Fungsi pelinggih ini untuk mengingatkan umat agar setiap memanjatkan doa agar
senantiasa mengucapkan Omkara saat awal berdoa dan saat menutup doa. Hal itu
memang diajarkan dalam Manawa Dharmasastra II.74. Omkara awal untuk mengarahkan
agar doa tersebut mengarah pada sasaran yang benar dan suci, sedangkan Omkara
sebagai akhir pengucapan doa agar makna memuja itu tidak lepas begitu saja.
Selanjutnya
Pelinggih Ratu Penyarikan (9) adalah pelinggih untuk memuja Tuhan agar kita
mendapatkan tuntunan Hyang Widhi agar bisa menjalani hidup sesuai dengan
tahapan hidup sebagaimana diajarkan dalam ajaran Catur Asrama. Kata ”nyarik”

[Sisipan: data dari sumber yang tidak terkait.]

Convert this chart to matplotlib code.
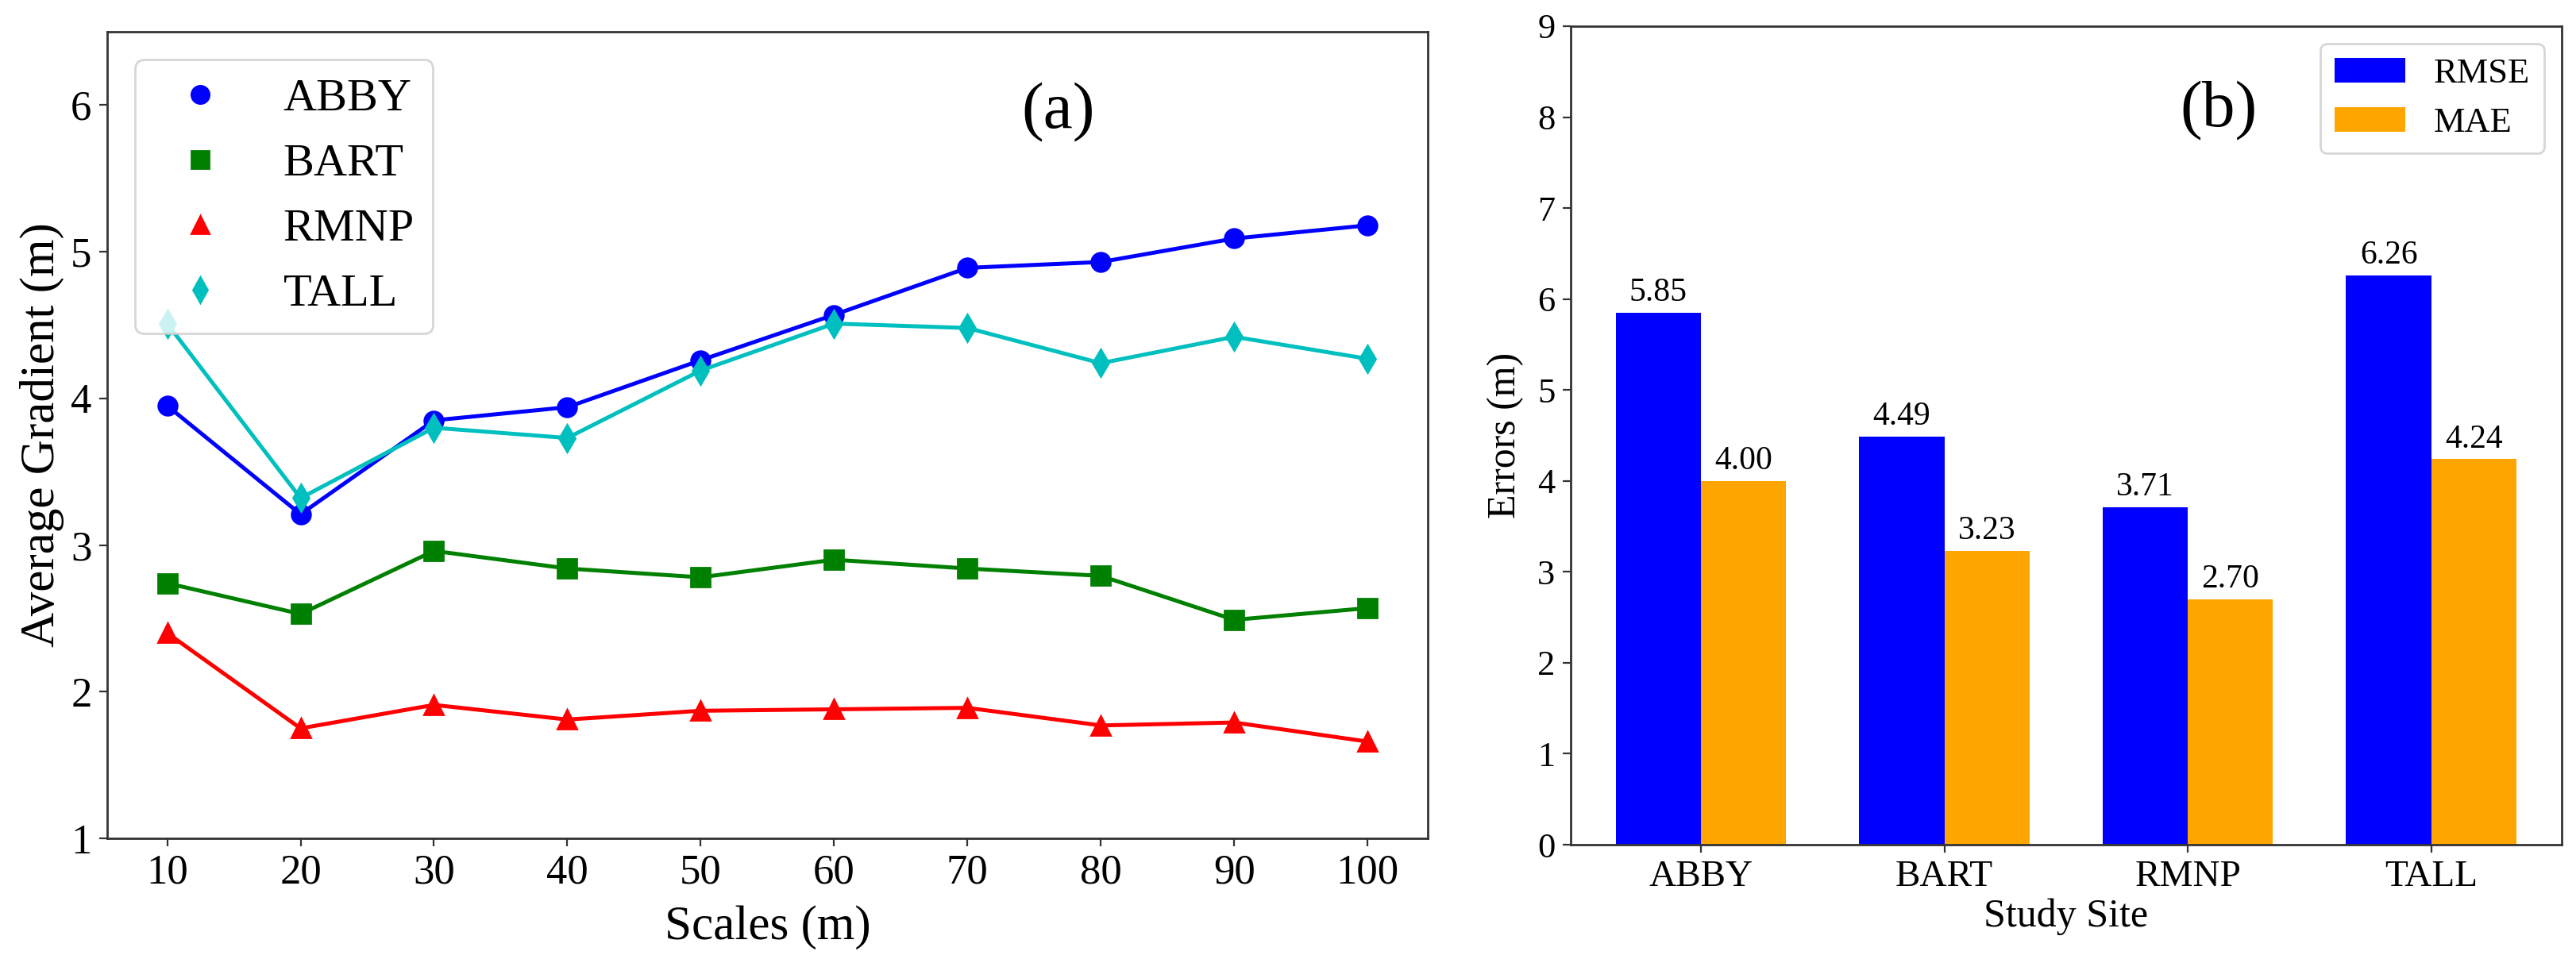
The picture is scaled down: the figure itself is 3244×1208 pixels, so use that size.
import matplotlib
matplotlib.use("Agg")
import matplotlib.pyplot as plt
import numpy as np

plt.rcParams['font.family'] = ['Liberation Serif', 'DejaVu Serif']

# ---- data: panel (a)
scales = [10, 20, 30, 40, 50, 60, 70, 80, 90, 100]
abby = [3.95, 3.21, 3.85, 3.94, 4.26, 4.57, 4.89, 4.93, 5.09, 5.18]
bart = [2.74, 2.53, 2.96, 2.84, 2.78, 2.90, 2.84, 2.79, 2.49, 2.57]
rmnp = [2.40, 1.75, 1.91, 1.81, 1.87, 1.88, 1.89, 1.77, 1.79, 1.66]
tall = [4.51, 3.32, 3.80, 3.73, 4.19, 4.51, 4.48, 4.24, 4.42, 4.27]
series_names = ['ABBY', 'BART', 'RMNP', 'TALL']

# ---- data: panel (b)
sites = ['ABBY', 'BART', 'RMNP', 'TALL']
rmse = [5.85, 4.49, 3.71, 6.26]
mae = [4.00, 3.23, 2.70, 4.24]

fig = plt.figure(figsize=(16.22, 6.04), dpi=200)
ax1 = fig.add_axes([0.0416, 0.1258, 0.5126, 0.8411])
ax2 = fig.add_axes([0.6097, 0.1192, 0.3847, 0.8535])

spine_col = '#333333'

# ---- panel (a)
styles = [('b', 'o'), ('g', 's'), ('r', '^'), ('c', 'd')]
for vals, name, (col, mk) in zip([abby, bart, rmnp, tall], series_names, styles):
    ax1.plot(scales, vals, color=col, marker=mk, markersize=8.5, linewidth=1.8)
    ax1.plot([], [], color=col, marker=mk, markersize=8, linestyle='none', label=name)

ax1.set_xlim(5.5, 104.5)
ax1.set_ylim(1, 6.5)
ax1.set_xticks(scales)
ax1.set_yticks([1, 2, 3, 4, 5, 6])
ax1.tick_params(labelsize=19)
ax1.set_xlabel('Scales (m)', fontsize=22, labelpad=6)
ax1.set_ylabel('Average Gradient (m)', fontsize=22, labelpad=3)
ax1.legend(loc='upper left', fontsize=21, labelspacing=0.5, borderpad=0.4,
           bbox_to_anchor=(0.0, 1.0), borderaxespad=0.6)
ax1.text(0.72, 0.90, '(a)', transform=ax1.transAxes, fontsize=30,
         ha='center', va='center')

# ---- panel (b)
x = np.arange(len(sites))
w = 0.35
b1 = ax2.bar(x - w / 2, rmse, w, color='blue', label='RMSE')
b2 = ax2.bar(x + w / 2, mae, w, color='orange', label='MAE')
ax2.bar_label(b1, fmt='%.2f', fontsize=15, padding=2)
ax2.bar_label(b2, fmt='%.2f', fontsize=15, padding=2)
ax2.set_xticks(x)
ax2.set_xticklabels(sites)
ax2.set_ylim(0, 9)
ax2.set_yticks(range(0, 10))
ax2.tick_params(axis='x', labelsize=17)
ax2.tick_params(axis='y', labelsize=16)
ax2.set_xlabel('Study Site', fontsize=18, labelpad=2)
ax2.set_ylabel('Errors (m)', fontsize=18, labelpad=6)
ax2.legend(loc='upper right', fontsize=16, borderaxespad=0.5)
ax2.text(0.654, 0.897, '(b)', transform=ax2.transAxes, fontsize=30,
         ha='center', va='center')

for ax in (ax1, ax2):
    for sp in ax.spines.values():
        sp.set_color(spine_col)
        sp.set_linewidth(1.0)
    ax.tick_params(color=spine_col)

fig.savefig('out.png', dpi=200)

dalam bahasa Bali artinya tahapan.
Pelinggih
Ratu Rambut Sedhana (8). Makna pemujaan Tuhan sebagai Rambut Sedhana sebagai
wujud motivasi agar umat manusia mengolah isi bumi ini agar dapat menumbuhkan
sarana hidup yang tak terhingga. Kata rambut bermakna sesuatu tak terhitung
banyaknya. Sedhana artinya sarana hidup yang tak terhitung jumlahnya. Mengolah
alam agar senantiasa menghasilkan sarana hidup yang tak terhingga tentunya
tidak mudah. Namun demikian, itulah yang wajib diupayakan oleh umat manusia
dalam mengolah kesuburan alam ini.
Ada
penyawangan sebagai Pelinggih Masceti (3). Pura ini untuk memuja Tuhan dalam
memohon agar tidak terjadi wabah penyakit seperti hama bagi tanaman dan hama,
sebab hewan karena sumber alam itu yang dijadikan tumpuan hidup masyarakat.
Selanjutnya
ada Balai Pengeraos (?) sebagai simbol apa pun yang akan dilakukan hendaknya
didahului dengan musyawarah. Selanjutnya ada Kamulan Agung (11) sebagai
pemujaan leluhur atau Dewa Pitara dari Dang Hyang Markandiya sebagai seorang
pandita utama tentunya harus memberi contoh dalam memuja Tuhan dan Dewa Pitara
dari leluhur beliau.
Di
Pura Gunung Raung ini terdapat juga Pelinggih Penyawangan seperti ke Pura Luhur
Ulu Watu (Pelinggih No. 13? Maksudnya mungkin Penyawangan Gunung Batukaru?
Uluwatu kan baru ada pada Era Danghyang Nirarta?), Gunung Batur (14), Gunung
Sari (15), Gunung Agung (16), Penyawangan ke Campuan Ubud (19), Padmasana (4)
dan ada juga Balai Pingit (7) umumnya sebagai menempatkan Tirtha Pingit.
Pelinggih
Penyawangan tersebut nampaknya didirikan setelah pengaruh Majapahit masuk ke
Bali. Upacara piodalan di Pura Gunung Raung ini lakukan setiap 210 hari yaitu
setiap Buda Kliwon Ugu. Setiap hari purnama diadakan upacara Mesangkepan para
pengurus desa. Pemangku dan anggota desa hadir dalam upacara Mesangkepan itu.
Yang
agak unik di pura ini upacara piodalan dan upacara lainnya cukup dipimpin oleh
pemangku pura. Pemangku dalam memimpin upacara kecil, menengah maupun upacara
besar tidak memakai genta.
Pura
Kahyangan Jagat yang sudah berada sebelum pengaruh Majapahit ke Bali umumnya
dalam memimpin upacara tidak menggunakan pandita dwijati dari keturunan Dang
Hyang Dwijendra yang bergelar Ida Pedanda. Hal ini pun dapat dibahas kembali
dalam melakukan penyempurnaan sistem kepanditaan Hindu yang benar-benar
bersumber dari sastra agama Hindu yang ada. Karena agama itu sebagaimana
dinyatakan dalam Sarasamuscaya 181: Agama ngaran kawarah Sang Hyang Aji.
Artinya agama adalah apa yang dinyatakan dalam kitab suci.